Namun, di masa Akbar terjadi konflik antara kesultanan dan ulama. Penyimpangan syariat menjadi akar terjadinya konflik tersebut.

Akbar adalah sultan terbesar Mughal. Bahkan, secara tak langsung ia menjadi ikon. Tidak heran jika kita membahas kesultanan Mughal, namanya tak boleh ketinggalan.

Setelah Akbar wafat, secara berturut tahta dipegang Nuruddin Salim Jahangir dan Syihabuddin Khurram Shahjahan.

Di masa pemerintahan keduanya, fondasi syariat Islam yang telah lama ditumbangkan ulama fasik tersebut akhirnya dibangun kembali. Fondasi tersebut semakin kokoh ketika Muhyiddin Aurangzeb Alamgir naik tahta.

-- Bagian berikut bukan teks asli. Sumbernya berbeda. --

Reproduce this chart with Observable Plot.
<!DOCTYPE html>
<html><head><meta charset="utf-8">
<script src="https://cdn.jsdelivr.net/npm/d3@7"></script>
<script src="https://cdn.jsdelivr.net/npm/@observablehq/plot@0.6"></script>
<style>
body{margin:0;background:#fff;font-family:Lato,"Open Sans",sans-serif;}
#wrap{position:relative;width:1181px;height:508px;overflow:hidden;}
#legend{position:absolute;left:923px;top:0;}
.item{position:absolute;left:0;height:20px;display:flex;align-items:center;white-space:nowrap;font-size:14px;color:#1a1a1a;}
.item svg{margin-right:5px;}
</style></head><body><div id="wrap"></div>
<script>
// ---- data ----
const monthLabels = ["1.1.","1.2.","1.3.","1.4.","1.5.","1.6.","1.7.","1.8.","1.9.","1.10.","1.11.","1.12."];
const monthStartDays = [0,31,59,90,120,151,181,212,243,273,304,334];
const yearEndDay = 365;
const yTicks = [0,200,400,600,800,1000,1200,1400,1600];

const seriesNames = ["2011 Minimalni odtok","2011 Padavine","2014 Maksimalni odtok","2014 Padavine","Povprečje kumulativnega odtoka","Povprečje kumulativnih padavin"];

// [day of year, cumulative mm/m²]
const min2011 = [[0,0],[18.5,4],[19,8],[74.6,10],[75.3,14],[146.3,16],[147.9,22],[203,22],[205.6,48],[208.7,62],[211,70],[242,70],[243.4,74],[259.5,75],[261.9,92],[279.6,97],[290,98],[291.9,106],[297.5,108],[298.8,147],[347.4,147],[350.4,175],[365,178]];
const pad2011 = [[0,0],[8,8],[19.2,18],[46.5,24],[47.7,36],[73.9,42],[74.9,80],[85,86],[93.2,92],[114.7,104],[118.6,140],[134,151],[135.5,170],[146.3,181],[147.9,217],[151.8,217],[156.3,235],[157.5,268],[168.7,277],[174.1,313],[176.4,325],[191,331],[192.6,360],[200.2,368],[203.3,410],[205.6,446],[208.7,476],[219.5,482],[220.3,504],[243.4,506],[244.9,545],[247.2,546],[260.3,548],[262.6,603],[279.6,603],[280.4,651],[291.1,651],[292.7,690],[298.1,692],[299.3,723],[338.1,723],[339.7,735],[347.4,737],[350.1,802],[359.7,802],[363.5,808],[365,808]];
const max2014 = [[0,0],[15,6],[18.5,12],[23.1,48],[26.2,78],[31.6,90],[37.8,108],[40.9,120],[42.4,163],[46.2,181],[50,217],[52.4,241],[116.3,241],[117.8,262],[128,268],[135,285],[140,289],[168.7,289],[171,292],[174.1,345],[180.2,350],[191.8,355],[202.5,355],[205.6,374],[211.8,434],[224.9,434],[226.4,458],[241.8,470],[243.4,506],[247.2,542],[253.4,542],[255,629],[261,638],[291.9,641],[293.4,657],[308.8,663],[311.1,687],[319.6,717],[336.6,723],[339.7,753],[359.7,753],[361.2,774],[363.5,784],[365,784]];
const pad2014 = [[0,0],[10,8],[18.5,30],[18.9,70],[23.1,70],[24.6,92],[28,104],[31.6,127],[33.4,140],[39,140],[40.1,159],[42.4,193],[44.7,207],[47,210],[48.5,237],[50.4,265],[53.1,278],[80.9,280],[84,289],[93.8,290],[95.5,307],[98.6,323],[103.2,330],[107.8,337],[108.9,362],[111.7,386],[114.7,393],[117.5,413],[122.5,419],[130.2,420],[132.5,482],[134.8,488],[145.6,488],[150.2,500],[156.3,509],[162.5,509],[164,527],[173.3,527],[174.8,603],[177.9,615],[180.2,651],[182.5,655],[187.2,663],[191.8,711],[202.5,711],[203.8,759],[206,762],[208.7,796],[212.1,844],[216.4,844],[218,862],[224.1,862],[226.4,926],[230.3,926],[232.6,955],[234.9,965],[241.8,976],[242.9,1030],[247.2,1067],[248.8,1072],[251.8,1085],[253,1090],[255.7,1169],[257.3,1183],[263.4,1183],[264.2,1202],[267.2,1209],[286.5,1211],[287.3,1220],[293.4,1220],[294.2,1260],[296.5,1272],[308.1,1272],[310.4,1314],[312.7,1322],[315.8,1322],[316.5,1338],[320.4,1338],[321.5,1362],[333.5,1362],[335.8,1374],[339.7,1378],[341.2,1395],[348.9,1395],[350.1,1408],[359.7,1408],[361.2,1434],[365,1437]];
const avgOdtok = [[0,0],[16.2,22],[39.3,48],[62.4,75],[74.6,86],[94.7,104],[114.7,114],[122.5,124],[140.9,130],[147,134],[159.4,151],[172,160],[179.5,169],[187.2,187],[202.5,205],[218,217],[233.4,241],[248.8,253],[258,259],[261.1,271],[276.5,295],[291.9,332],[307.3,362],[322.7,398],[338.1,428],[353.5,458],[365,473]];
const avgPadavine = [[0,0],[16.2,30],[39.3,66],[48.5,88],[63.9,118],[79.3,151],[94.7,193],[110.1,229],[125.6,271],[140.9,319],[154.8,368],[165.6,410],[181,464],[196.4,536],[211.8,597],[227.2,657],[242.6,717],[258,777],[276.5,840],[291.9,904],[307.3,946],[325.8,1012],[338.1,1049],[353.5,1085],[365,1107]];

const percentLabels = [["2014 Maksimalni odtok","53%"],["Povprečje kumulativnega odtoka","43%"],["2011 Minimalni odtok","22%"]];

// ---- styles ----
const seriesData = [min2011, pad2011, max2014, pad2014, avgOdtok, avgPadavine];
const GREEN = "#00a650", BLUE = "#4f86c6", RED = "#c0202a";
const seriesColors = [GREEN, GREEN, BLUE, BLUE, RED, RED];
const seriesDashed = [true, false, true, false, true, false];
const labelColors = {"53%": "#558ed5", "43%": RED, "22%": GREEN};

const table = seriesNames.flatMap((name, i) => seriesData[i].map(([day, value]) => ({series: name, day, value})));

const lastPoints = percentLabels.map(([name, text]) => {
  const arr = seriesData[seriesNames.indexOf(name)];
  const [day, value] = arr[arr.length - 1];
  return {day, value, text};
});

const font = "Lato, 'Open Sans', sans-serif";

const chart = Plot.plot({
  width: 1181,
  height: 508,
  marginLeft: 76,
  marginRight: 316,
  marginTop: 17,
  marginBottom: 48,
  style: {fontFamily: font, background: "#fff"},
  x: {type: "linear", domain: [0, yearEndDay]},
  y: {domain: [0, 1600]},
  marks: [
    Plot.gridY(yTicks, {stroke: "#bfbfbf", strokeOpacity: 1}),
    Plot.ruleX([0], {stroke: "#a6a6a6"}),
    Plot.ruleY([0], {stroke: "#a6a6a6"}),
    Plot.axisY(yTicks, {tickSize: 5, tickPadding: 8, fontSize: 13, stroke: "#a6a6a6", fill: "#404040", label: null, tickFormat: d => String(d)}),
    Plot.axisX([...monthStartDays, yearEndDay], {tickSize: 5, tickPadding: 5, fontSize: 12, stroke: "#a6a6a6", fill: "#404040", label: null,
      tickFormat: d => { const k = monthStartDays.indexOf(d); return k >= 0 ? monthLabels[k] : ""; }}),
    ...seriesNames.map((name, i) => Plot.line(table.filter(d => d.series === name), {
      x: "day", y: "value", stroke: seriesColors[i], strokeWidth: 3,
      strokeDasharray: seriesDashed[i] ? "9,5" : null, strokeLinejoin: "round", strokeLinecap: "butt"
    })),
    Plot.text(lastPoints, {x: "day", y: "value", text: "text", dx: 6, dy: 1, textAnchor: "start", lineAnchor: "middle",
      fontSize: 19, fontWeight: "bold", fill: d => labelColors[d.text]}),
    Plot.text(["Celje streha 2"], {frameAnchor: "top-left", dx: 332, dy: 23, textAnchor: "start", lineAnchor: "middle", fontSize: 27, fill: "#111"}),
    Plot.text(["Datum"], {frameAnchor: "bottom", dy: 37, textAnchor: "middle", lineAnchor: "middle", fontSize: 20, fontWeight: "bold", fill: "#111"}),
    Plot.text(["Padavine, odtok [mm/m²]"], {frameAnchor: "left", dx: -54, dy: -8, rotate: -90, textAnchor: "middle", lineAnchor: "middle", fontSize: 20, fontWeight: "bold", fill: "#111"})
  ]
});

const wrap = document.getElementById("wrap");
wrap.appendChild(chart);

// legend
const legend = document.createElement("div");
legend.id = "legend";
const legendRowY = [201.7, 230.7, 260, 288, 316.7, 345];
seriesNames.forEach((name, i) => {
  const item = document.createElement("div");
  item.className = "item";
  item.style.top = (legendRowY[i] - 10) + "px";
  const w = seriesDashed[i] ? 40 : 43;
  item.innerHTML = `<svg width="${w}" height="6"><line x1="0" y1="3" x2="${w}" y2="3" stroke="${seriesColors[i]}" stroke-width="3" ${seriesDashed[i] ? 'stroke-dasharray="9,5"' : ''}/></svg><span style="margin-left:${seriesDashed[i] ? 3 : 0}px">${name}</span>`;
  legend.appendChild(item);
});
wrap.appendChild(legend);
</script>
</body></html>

Baca Juga:  Apakah Sikat Gigi Batalkan Puasa?

Sayangnya, di masa peralihan kekuasaan antara Khurram Shahjahan dan Aurangzeb Alamgir terjadi banyak sekali konflik internal. Mulai dari perang saudara 1 lawan 3 hingga eksekusi Khurram oleh Aurangzeb yang tak lain anak bungsunya sendiri.

Khurram sebagai pendiri Taj Mahal dianggap menghamburkan uang negara untuk kepentingan pribadi. Sehingga, Aurangzeb terpaksa menghukum ayahnya sendiri atas nama negara.

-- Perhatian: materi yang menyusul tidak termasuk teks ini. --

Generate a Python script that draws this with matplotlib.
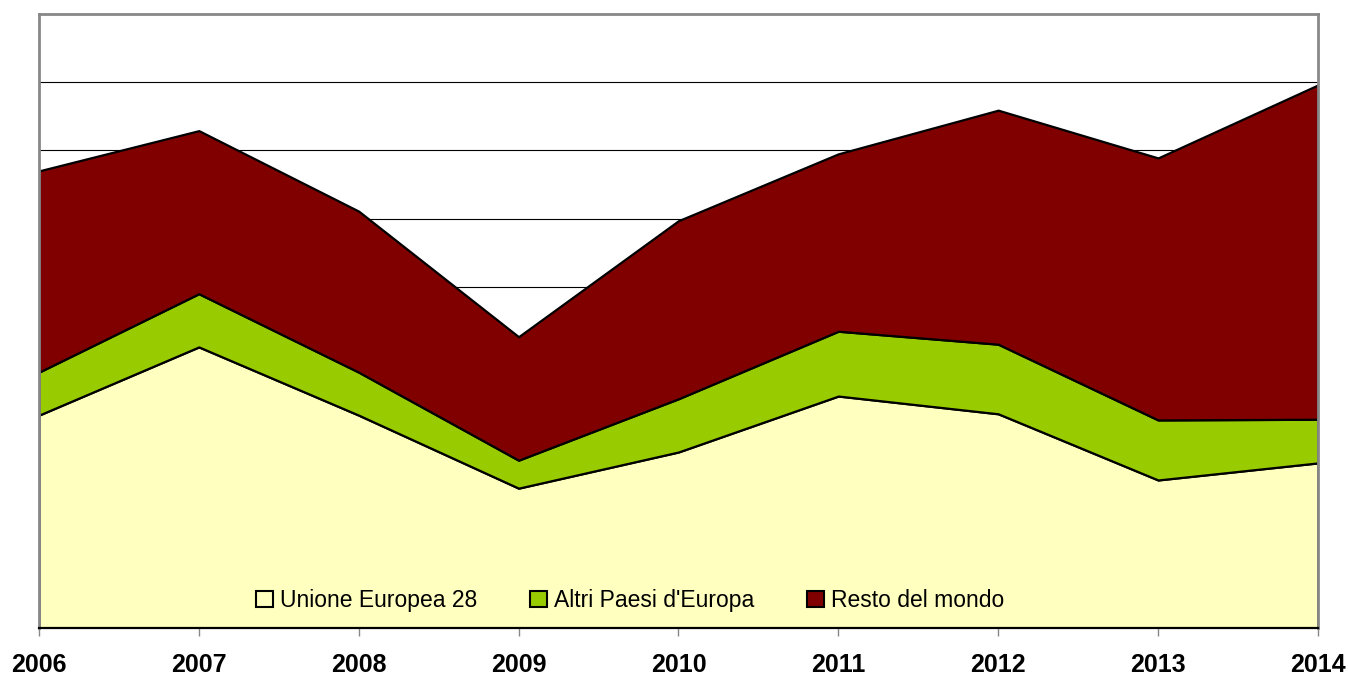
import numpy as np
import matplotlib.pyplot as plt
from matplotlib.patches import Patch

# dati (scala in unità di griglia)
anni = [2006, 2007, 2008, 2009, 2010, 2011, 2012, 2013, 2014]
ue28 = [3.12, 4.12, 3.12, 2.05, 2.58, 3.40, 3.14, 2.17, 2.42]
altri_europa = [0.63, 0.78, 0.63, 0.41, 0.78, 0.95, 1.02, 0.88, 0.64]
resto_mondo = [2.95, 2.39, 2.36, 1.81, 2.61, 2.60, 3.43, 3.84, 4.90]
serie_nomi = ["Unione Europea 28", "Altri Paesi d'Europa", "Resto del mondo"]
colori = ["#FFFFC0", "#99CC00", "#800000"]

plt.rcParams["font.family"] = ["Liberation Sans", "DejaVu Sans"]

fig = plt.figure(figsize=(13.48, 6.78), dpi=100)
ax = fig.add_axes([0.0289, 0.0737, 0.9488, 0.9057])

ax.stackplot(anni, ue28, altri_europa, resto_mondo, colors=colori,
             edgecolor="black", linewidth=1.6, zorder=2)

# griglia orizzontale
ax.set_ylim(0, 9)
ax.set_xlim(anni[0], anni[-1])
ax.set_yticks(np.arange(0, 10, 1))
ax.yaxis.grid(True, color="black", linewidth=0.8, zorder=1)
ax.set_axisbelow(True)
ax.tick_params(axis="y", left=False, labelleft=False)

ax.set_xticks(anni)
ax.set_xticklabels([str(a) for a in anni], fontsize=18, fontweight="bold")
ax.tick_params(axis="x", direction="out", length=6, width=1, color="#888888", pad=12)

for lato in ["top", "left", "right"]:
    ax.spines[lato].set_color("#888888")
    ax.spines[lato].set_linewidth(2)
ax.spines["bottom"].set_color("black")
ax.spines["bottom"].set_linewidth(1.6)

# legenda
maniglie = [Patch(facecolor=c, edgecolor="black", linewidth=1.5) for c in colori]
ax.legend(maniglie, serie_nomi, loc="lower center", bbox_to_anchor=(0.462, 0.0),
          ncol=3, frameon=False, fontsize=16.5, handlelength=0.75, handleheight=0.75,
          handletextpad=0.3, columnspacing=2.3, borderaxespad=0.3)

plt.savefig("out.png", dpi=100)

Aurangzeb adalah sultan terlama dalam sejarah kesultanan. Ia memimpin selama 50 tahun walaupun dengan segenap kontroversi yang menimpanya.

Ia dianggap intoleran oleh sebagian sejarawan. Dasar anggapan tersebut adalah Perang Deccan yang terjadi antara Mughal dan Maratha yang merupakan kerajaan Hindu. Perang 27 tahun tersebut berakhir imbang.

Setelah Aurangzeb wafat, terjadi perang saudara antara Quthbuddin A’zham dan Muazzam Bahadur Shahalam. Bahadur tampil sebagai pemenang dan merebut tahta yang ditinggalkan ayahnya.

Sejak kepempinan Bahadur, Mughal menemui fase kemunduran. Lembeknya kepemimpinan dan banyaknya konflik menjadi alasannya.

Ketika Inggris datang ke India, Mughal tidak bisa mencegah imperialisme yang dilancarkan di sana. Akhirnya, kehancuran datang semakin cepat dan dekat.

Pada 1857, Mirza Sirajuddin Bahadur Shahzafar akhirnya menyerahkan tahtanya kepada Inggris dan diasingkan ke Burma. Hal ini menandai berakhirnya kekuasaan Mughal atas India setelah 331 tahun.

Peninggalan Mughal begitu banyak dan tersebar di seluruh India. Selain peninggalan nyata seperti Taj Mahal dan tata kota, terdapat banyak peninggalan ilmu pengetahuan.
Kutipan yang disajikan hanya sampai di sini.